Original Publish Date: February 9, 2021
From the beginning of the COVID-19 pandemic, we have heard that children are less affected by the virus, but that is far from the truth. Yes, most kids and teens infected by COVID-19 suffer less severe symptoms, and have the lowest mortality rate, but they are not immune from COVID-19’s consequences. In fact, children and teens have experienced a quadruple whammy during the pandemic.
First, with the rising number of cases and deaths, many children have lost grandparents or other important adults in their lives. Losing that loved one is hard enough, but in most cases, they were never able to say a proper goodbye. In addition, the grieving process, which could usually include hugs from other relatives, was far less likely in a time of social distancing.
Second, kids and teens have sorely missed the in-person education that stopped last spring. So far, there is no clear sign when kids might return to school. Kids and teens have largely been cut off from teachers, athletic coaches, and school counselors who are important sources of ongoing support. Video and telephone interaction does not fully compensate for the loss. On top of that, for all kids, the loss of the opportunity to socialize with peers has been profound and isolating.
This brings us to the third serious impact kids and teens have suffered during the pandemic. Most children have been largely confined in their homes for nearly a year with only their parents and siblings, if they are lucky enough to have some. The added family time has been a positive for many kids, but for others the additional time together has led to increased frustrations, frayed nerves, and an increased potential for domestic discord or violence. This is particularly concerning for youth who live in unstable, chaotic, or abusive households.
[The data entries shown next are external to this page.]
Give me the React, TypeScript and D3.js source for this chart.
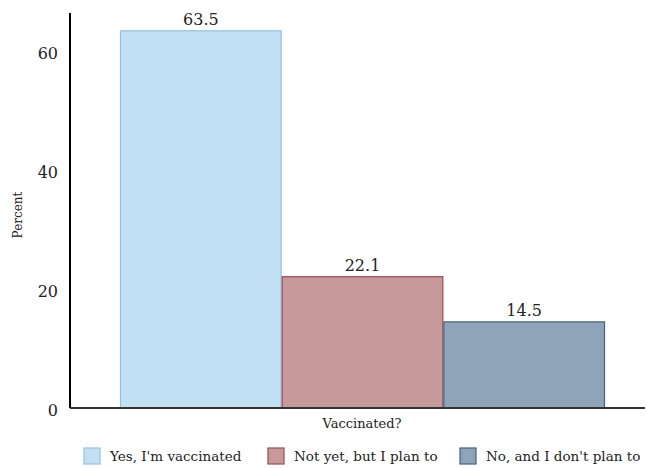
import React from "react";
import * as d3 from "d3";

const categories = ["Yes, I'm vaccinated", "Not yet, but I plan to", "No, and I don't plan to"];
const values = [63.5, 22.1, 14.5];
const yTicks = [0, 20, 40, 60];
const fills = ["#c2e0f3", "#c8999b", "#8ea4b9"];
const strokes = ["#8fc1e6", "#a14852", "#44617f"];

const W = 646;
const H = 468;
const FONT = "'DejaVu Serif', serif";

export default function App() {
  const y = d3.scaleLinear().domain([0, 66.5]).range([408, 13]);
  const x = d3.scaleBand<string>().domain(categories).range([120, 605]).padding(0);
  const legendX = [84, 268, 460];

  return (
    <svg width={W} height={H} style={{ position: "absolute", left: 0, top: 0, background: "#fff" }} fontFamily={FONT}>
      {categories.map((c, i) => (
        <rect
          key={c}
          x={x(c)! + 0.5}
          y={y(values[i])}
          width={x.bandwidth() - 1}
          height={y(0) - y(values[i])}
          fill={fills[i]}
          stroke={strokes[i]}
          strokeWidth={1.2}
        />
      ))}
      {categories.map((c, i) => (
        <text key={"v" + c} x={x(c)! + x.bandwidth() / 2} y={y(values[i]) - 6} textAnchor="middle" fontSize={16} fill="#222">
          {values[i].toFixed(1)}
        </text>
      ))}
      <line x1={70} x2={70} y1={13} y2={408} stroke="#000" strokeWidth={2} />
      <line x1={70} x2={645} y1={408} y2={408} stroke="#333" strokeWidth={2} />
      {yTicks.map((t) => (
        <text key={t} x={58} y={y(t) + 3} textAnchor="end" dominantBaseline="middle" fontSize={16} fill="#222">
          {t}
        </text>
      ))}
      <text transform={`translate(22,215) rotate(-90)`} textAnchor="middle" fontSize={12} fill="#222">
        Percent
      </text>
      <text x={362} y={428} textAnchor="middle" fontSize={13} fill="#222">
        Vaccinated?
      </text>
      {categories.map((c, i) => (
        <g key={"l" + c}>
          <rect x={legendX[i]} y={448} width={16} height={16} fill={fills[i]} stroke={strokes[i]} strokeWidth={1.2} />
          <text x={legendX[i] + 26} y={461} fontSize={13.5} fill="#222">
            {c}
          </text>
        </g>
      ))}
    </svg>
  );
}
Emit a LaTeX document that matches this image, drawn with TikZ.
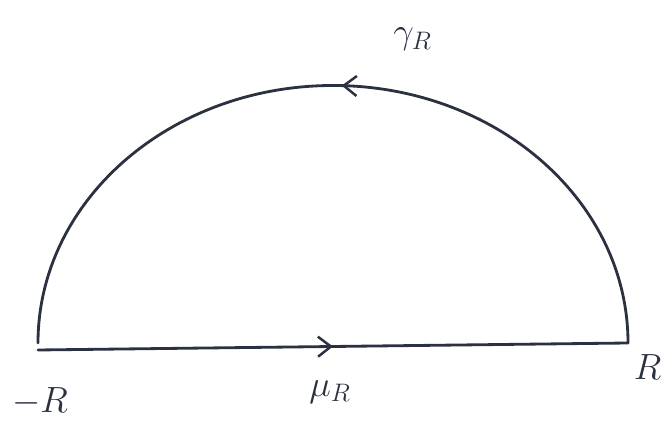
\documentclass[tikz,border=0pt]{standalone}
\usepackage{amsmath}
\definecolor{ink}{HTML}{2B3140}
\usetikzlibrary{arrows.meta,decorations.markings}

\begin{document}
\begin{tikzpicture}[
  curve/.style={draw=ink,line width=1.6pt,line cap=round},
  midarr/.style={postaction={decorate},decoration={markings,
    mark=at position #1 with {\arrow{Straight Barb[length=2.6mm,width=4mm,line width=1.4pt]}}}},
  lbl/.style={text=ink,font=\huge,inner sep=1pt}]
  \useasboundingbox (0,0) rectangle (13.28,8.64);
  \coordinate (mR) at (0.76,1.64);
  \coordinate (pR) at (12.56,1.78);
  % segment along the axis
  \draw[curve,midarr=0.50] (mR) -- (pR);
  % upper half of the contour
  \draw[curve,midarr=0.49] (pR) arc[start angle=0,end angle=180,
    x radius=5.9,y radius=5.15];
  \node[lbl] (gam) at (8.25,7.85) {$\gamma_R$};
  \node[lbl] (mu) at (6.6,0.8) {$\mu_R$};
  \node[lbl] (lft) at (0.8,0.6) {$-R$};
  \node[lbl] (rgt) at (12.95,1.3) {$R$};
\end{tikzpicture}
\end{document}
The fourth blow the pandemic has dealt many kids and teens involves economics. Widespread loss of employment has led to marked increases in housing insecurity, food insecurity, and income insecurity. Kids are not immune or blind to these family stressors.
This quadruple whammy has increased stress for all kids and has increased the risks of serious mental health issues in kids and teens. In fact, a Centers for Disease Control and Prevention report found that mental health-related emergency department visits increased for children between April and October of last year, as the stress of the pandemic continued to mount. It is going to be important for parents to continue to monitor their children for any indicators of mental health issues as the pandemic persists.
If parents are concerned for their kids, the first step is to ask them what is going on. Sometimes children will be bothered by something that parents don’t know about, like hurtful comments from teachers or peers or on social media. If parents are worried that their child may hurt themselves or someone else, they should call 911 immediately. Also, parents who are concerned should not hesitate to reach out to their child’s primary care provider. If there is no primary care provider, then contacting your county mental health hotline is a good next step. The primary care provider or the county hotline might be able to help with coping skills.
Of course, doctors have a saying that, “When a patient ‘crashes,” the first pulse that you should check is your own.’ In other words, before you can help someone else, it’s important to check your own wellness. For that reason, parents of struggling kids may want to check their own stress levels and mental health as a first step. Additional sources of help include the national Crisis Text Line (text HOME to 741741), the National Suicide Prevention Lifeline (800-273-8255), and the National Alliance for Mental Illness. Al-Anon and Nar-Anon are good options for parents concerned about substance abuse.
It has been a quadruple whammy, but children are resilient, as long as they are given the support needed to adapt and improvise during this challenging time. As parents, we wish our children didn’t have to see such suffering, and didn’t have to live through such disruption, but we can help them find ways to get through this and hopefully, grow into stronger adults.